■ Source data ■
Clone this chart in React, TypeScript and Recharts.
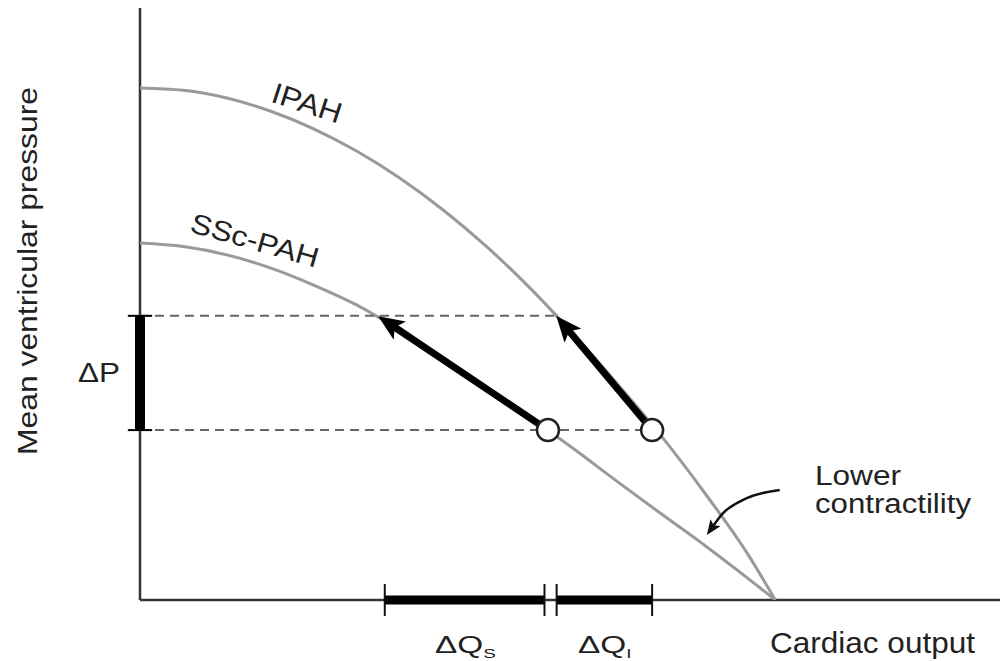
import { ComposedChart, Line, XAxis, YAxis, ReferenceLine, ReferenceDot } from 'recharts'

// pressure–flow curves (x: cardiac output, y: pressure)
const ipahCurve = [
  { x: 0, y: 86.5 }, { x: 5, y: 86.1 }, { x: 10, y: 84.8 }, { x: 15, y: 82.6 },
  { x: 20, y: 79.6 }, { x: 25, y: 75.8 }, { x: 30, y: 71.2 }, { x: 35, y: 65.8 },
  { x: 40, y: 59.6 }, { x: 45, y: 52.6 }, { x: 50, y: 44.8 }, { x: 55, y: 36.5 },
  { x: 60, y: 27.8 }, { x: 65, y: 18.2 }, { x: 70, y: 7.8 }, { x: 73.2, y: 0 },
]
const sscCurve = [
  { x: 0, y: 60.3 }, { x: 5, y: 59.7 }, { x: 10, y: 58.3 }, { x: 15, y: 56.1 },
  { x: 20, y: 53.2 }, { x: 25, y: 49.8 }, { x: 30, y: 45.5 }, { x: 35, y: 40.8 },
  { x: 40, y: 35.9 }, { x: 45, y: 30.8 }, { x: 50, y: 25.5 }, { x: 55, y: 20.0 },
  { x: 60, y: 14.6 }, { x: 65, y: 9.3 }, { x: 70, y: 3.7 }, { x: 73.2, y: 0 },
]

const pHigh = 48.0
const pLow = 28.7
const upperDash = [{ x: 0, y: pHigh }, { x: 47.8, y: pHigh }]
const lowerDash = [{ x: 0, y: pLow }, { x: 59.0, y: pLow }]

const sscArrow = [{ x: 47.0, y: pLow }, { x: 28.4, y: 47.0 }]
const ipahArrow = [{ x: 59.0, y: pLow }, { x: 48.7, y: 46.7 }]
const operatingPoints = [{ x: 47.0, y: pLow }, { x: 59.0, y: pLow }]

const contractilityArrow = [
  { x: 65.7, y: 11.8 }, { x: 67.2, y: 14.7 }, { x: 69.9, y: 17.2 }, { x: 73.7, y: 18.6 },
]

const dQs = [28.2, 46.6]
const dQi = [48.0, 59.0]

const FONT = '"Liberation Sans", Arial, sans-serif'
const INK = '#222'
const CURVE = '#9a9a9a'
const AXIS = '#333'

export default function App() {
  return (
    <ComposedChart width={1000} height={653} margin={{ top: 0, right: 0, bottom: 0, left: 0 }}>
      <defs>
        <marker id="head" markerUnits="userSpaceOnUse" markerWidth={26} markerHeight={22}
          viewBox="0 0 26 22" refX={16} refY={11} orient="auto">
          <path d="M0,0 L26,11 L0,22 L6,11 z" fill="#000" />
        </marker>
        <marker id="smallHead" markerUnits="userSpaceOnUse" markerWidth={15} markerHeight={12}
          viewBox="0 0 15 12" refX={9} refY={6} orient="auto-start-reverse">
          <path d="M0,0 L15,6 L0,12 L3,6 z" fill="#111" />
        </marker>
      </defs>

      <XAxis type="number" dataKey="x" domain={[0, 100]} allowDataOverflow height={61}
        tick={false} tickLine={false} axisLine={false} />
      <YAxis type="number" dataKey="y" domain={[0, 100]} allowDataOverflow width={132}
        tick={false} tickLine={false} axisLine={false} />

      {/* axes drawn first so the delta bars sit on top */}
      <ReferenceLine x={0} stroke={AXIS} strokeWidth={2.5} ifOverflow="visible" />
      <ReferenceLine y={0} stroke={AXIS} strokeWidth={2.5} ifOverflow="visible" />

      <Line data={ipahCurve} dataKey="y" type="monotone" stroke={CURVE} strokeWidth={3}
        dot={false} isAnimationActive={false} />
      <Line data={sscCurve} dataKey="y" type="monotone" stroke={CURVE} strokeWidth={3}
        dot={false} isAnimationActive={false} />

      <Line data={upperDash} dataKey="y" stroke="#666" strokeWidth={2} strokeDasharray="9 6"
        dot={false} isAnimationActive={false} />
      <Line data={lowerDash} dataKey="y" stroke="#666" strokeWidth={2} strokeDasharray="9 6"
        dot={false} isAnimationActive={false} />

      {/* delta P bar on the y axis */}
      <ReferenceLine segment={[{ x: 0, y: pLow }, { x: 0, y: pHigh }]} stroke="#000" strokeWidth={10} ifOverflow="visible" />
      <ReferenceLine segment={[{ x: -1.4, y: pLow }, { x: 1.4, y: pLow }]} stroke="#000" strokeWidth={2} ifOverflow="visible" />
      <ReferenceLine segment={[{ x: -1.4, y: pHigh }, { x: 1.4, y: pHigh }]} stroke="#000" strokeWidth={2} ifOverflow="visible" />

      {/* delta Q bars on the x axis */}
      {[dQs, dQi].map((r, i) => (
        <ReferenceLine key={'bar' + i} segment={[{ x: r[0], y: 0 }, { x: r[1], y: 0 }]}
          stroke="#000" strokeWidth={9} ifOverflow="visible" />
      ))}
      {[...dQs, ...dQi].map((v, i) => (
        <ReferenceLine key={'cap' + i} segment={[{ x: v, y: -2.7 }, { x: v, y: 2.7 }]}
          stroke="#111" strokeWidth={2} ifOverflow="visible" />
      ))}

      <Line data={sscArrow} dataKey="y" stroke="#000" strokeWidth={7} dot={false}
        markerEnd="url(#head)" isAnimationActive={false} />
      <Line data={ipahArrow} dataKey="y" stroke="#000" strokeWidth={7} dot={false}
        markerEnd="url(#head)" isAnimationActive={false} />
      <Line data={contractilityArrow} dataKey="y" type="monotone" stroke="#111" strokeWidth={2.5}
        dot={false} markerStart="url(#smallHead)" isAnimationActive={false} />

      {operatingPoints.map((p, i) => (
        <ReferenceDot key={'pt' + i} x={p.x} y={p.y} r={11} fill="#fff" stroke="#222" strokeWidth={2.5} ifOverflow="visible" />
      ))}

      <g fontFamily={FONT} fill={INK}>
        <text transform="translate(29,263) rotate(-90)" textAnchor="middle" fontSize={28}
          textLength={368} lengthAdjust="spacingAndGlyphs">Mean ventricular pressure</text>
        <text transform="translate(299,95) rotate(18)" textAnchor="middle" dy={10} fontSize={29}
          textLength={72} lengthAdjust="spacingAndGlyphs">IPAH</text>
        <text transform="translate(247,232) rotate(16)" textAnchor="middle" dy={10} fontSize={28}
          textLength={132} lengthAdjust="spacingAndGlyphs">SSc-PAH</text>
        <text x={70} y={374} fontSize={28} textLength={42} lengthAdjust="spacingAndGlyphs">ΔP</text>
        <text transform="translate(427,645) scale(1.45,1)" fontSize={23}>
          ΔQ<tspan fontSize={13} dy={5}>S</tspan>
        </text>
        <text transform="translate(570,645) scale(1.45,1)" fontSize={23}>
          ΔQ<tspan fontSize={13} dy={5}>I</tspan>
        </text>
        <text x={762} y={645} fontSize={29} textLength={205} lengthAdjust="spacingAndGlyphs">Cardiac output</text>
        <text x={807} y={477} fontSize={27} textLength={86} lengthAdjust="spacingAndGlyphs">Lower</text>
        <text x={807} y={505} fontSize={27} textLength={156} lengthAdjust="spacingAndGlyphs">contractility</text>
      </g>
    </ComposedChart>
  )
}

■ Written exercise ■
Reproduce the whole listing exactly, but not the images in it.

■ Answer below ■
Clone this chart in React, TypeScript and Recharts.
import { ComposedChart, Line, XAxis, YAxis, ReferenceLine, ReferenceDot } from 'recharts'

// pressure–flow curves (x: cardiac output, y: pressure)
const ipahCurve = [
  { x: 0, y: 86.5 }, { x: 5, y: 86.1 }, { x: 10, y: 84.8 }, { x: 15, y: 82.6 },
  { x: 20, y: 79.6 }, { x: 25, y: 75.8 }, { x: 30, y: 71.2 }, { x: 35, y: 65.8 },
  { x: 40, y: 59.6 }, { x: 45, y: 52.6 }, { x: 50, y: 44.8 }, { x: 55, y: 36.5 },
  { x: 60, y: 27.8 }, { x: 65, y: 18.2 }, { x: 70, y: 7.8 }, { x: 73.2, y: 0 },
]
const sscCurve = [
  { x: 0, y: 60.3 }, { x: 5, y: 59.7 }, { x: 10, y: 58.3 }, { x: 15, y: 56.1 },
  { x: 20, y: 53.2 }, { x: 25, y: 49.8 }, { x: 30, y: 45.5 }, { x: 35, y: 40.8 },
  { x: 40, y: 35.9 }, { x: 45, y: 30.8 }, { x: 50, y: 25.5 }, { x: 55, y: 20.0 },
  { x: 60, y: 14.6 }, { x: 65, y: 9.3 }, { x: 70, y: 3.7 }, { x: 73.2, y: 0 },
]

const pHigh = 48.0
const pLow = 28.7
const upperDash = [{ x: 0, y: pHigh }, { x: 47.8, y: pHigh }]
const lowerDash = [{ x: 0, y: pLow }, { x: 59.0, y: pLow }]

const sscArrow = [{ x: 47.0, y: pLow }, { x: 28.4, y: 47.0 }]
const ipahArrow = [{ x: 59.0, y: pLow }, { x: 48.7, y: 46.7 }]
const operatingPoints = [{ x: 47.0, y: pLow }, { x: 59.0, y: pLow }]

const contractilityArrow = [
  { x: 65.7, y: 11.8 }, { x: 67.2, y: 14.7 }, { x: 69.9, y: 17.2 }, { x: 73.7, y: 18.6 },
]

const dQs = [28.2, 46.6]
const dQi = [48.0, 59.0]

const FONT = '"Liberation Sans", Arial, sans-serif'
const INK = '#222'
const CURVE = '#9a9a9a'
const AXIS = '#333'

export default function App() {
  return (
    <ComposedChart width={1000} height={653} margin={{ top: 0, right: 0, bottom: 0, left: 0 }}>
      <defs>
        <marker id="head" markerUnits="userSpaceOnUse" markerWidth={26} markerHeight={22}
          viewBox="0 0 26 22" refX={16} refY={11} orient="auto">
          <path d="M0,0 L26,11 L0,22 L6,11 z" fill="#000" />
        </marker>
        <marker id="smallHead" markerUnits="userSpaceOnUse" markerWidth={15} markerHeight={12}
          viewBox="0 0 15 12" refX={9} refY={6} orient="auto-start-reverse">
          <path d="M0,0 L15,6 L0,12 L3,6 z" fill="#111" />
        </marker>
      </defs>

      <XAxis type="number" dataKey="x" domain={[0, 100]} allowDataOverflow height={61}
        tick={false} tickLine={false} axisLine={false} />
      <YAxis type="number" dataKey="y" domain={[0, 100]} allowDataOverflow width={132}
        tick={false} tickLine={false} axisLine={false} />

      {/* axes drawn first so the delta bars sit on top */}
      <ReferenceLine x={0} stroke={AXIS} strokeWidth={2.5} ifOverflow="visible" />
      <ReferenceLine y={0} stroke={AXIS} strokeWidth={2.5} ifOverflow="visible" />

      <Line data={ipahCurve} dataKey="y" type="monotone" stroke={CURVE} strokeWidth={3}
        dot={false} isAnimationActive={false} />
      <Line data={sscCurve} dataKey="y" type="monotone" stroke={CURVE} strokeWidth={3}
        dot={false} isAnimationActive={false} />

      <Line data={upperDash} dataKey="y" stroke="#666" strokeWidth={2} strokeDasharray="9 6"
        dot={false} isAnimationActive={false} />
      <Line data={lowerDash} dataKey="y" stroke="#666" strokeWidth={2} strokeDasharray="9 6"
        dot={false} isAnimationActive={false} />

      {/* delta P bar on the y axis */}
      <ReferenceLine segment={[{ x: 0, y: pLow }, { x: 0, y: pHigh }]} stroke="#000" strokeWidth={10} ifOverflow="visible" />
      <ReferenceLine segment={[{ x: -1.4, y: pLow }, { x: 1.4, y: pLow }]} stroke="#000" strokeWidth={2} ifOverflow="visible" />
      <ReferenceLine segment={[{ x: -1.4, y: pHigh }, { x: 1.4, y: pHigh }]} stroke="#000" strokeWidth={2} ifOverflow="visible" />

      {/* delta Q bars on the x axis */}
      {[dQs, dQi].map((r, i) => (
        <ReferenceLine key={'bar' + i} segment={[{ x: r[0], y: 0 }, { x: r[1], y: 0 }]}
          stroke="#000" strokeWidth={9} ifOverflow="visible" />
      ))}
      {[...dQs, ...dQi].map((v, i) => (
        <ReferenceLine key={'cap' + i} segment={[{ x: v, y: -2.7 }, { x: v, y: 2.7 }]}
          stroke="#111" strokeWidth={2} ifOverflow="visible" />
      ))}

      <Line data={sscArrow} dataKey="y" stroke="#000" strokeWidth={7} dot={false}
        markerEnd="url(#head)" isAnimationActive={false} />
      <Line data={ipahArrow} dataKey="y" stroke="#000" strokeWidth={7} dot={false}
        markerEnd="url(#head)" isAnimationActive={false} />
      <Line data={contractilityArrow} dataKey="y" type="monotone" stroke="#111" strokeWidth={2.5}
        dot={false} markerStart="url(#smallHead)" isAnimationActive={false} />

      {operatingPoints.map((p, i) => (
        <ReferenceDot key={'pt' + i} x={p.x} y={p.y} r={11} fill="#fff" stroke="#222" strokeWidth={2.5} ifOverflow="visible" />
      ))}

      <g fontFamily={FONT} fill={INK}>
        <text transform="translate(29,263) rotate(-90)" textAnchor="middle" fontSize={28}
          textLength={368} lengthAdjust="spacingAndGlyphs">Mean ventricular pressure</text>
        <text transform="translate(299,95) rotate(18)" textAnchor="middle" dy={10} fontSize={29}
          textLength={72} lengthAdjust="spacingAndGlyphs">IPAH</text>
        <text transform="translate(247,232) rotate(16)" textAnchor="middle" dy={10} fontSize={28}
          textLength={132} lengthAdjust="spacingAndGlyphs">SSc-PAH</text>
        <text x={70} y={374} fontSize={28} textLength={42} lengthAdjust="spacingAndGlyphs">ΔP</text>
        <text transform="translate(427,645) scale(1.45,1)" fontSize={23}>
          ΔQ<tspan fontSize={13} dy={5}>S</tspan>
        </text>
        <text transform="translate(570,645) scale(1.45,1)" fontSize={23}>
          ΔQ<tspan fontSize={13} dy={5}>I</tspan>
        </text>
        <text x={762} y={645} fontSize={29} textLength={205} lengthAdjust="spacingAndGlyphs">Cardiac output</text>
        <text x={807} y={477} fontSize={27} textLength={86} lengthAdjust="spacingAndGlyphs">Lower</text>
        <text x={807} y={505} fontSize={27} textLength={156} lengthAdjust="spacingAndGlyphs">contractility</text>
      </g>
    </ComposedChart>
  )
}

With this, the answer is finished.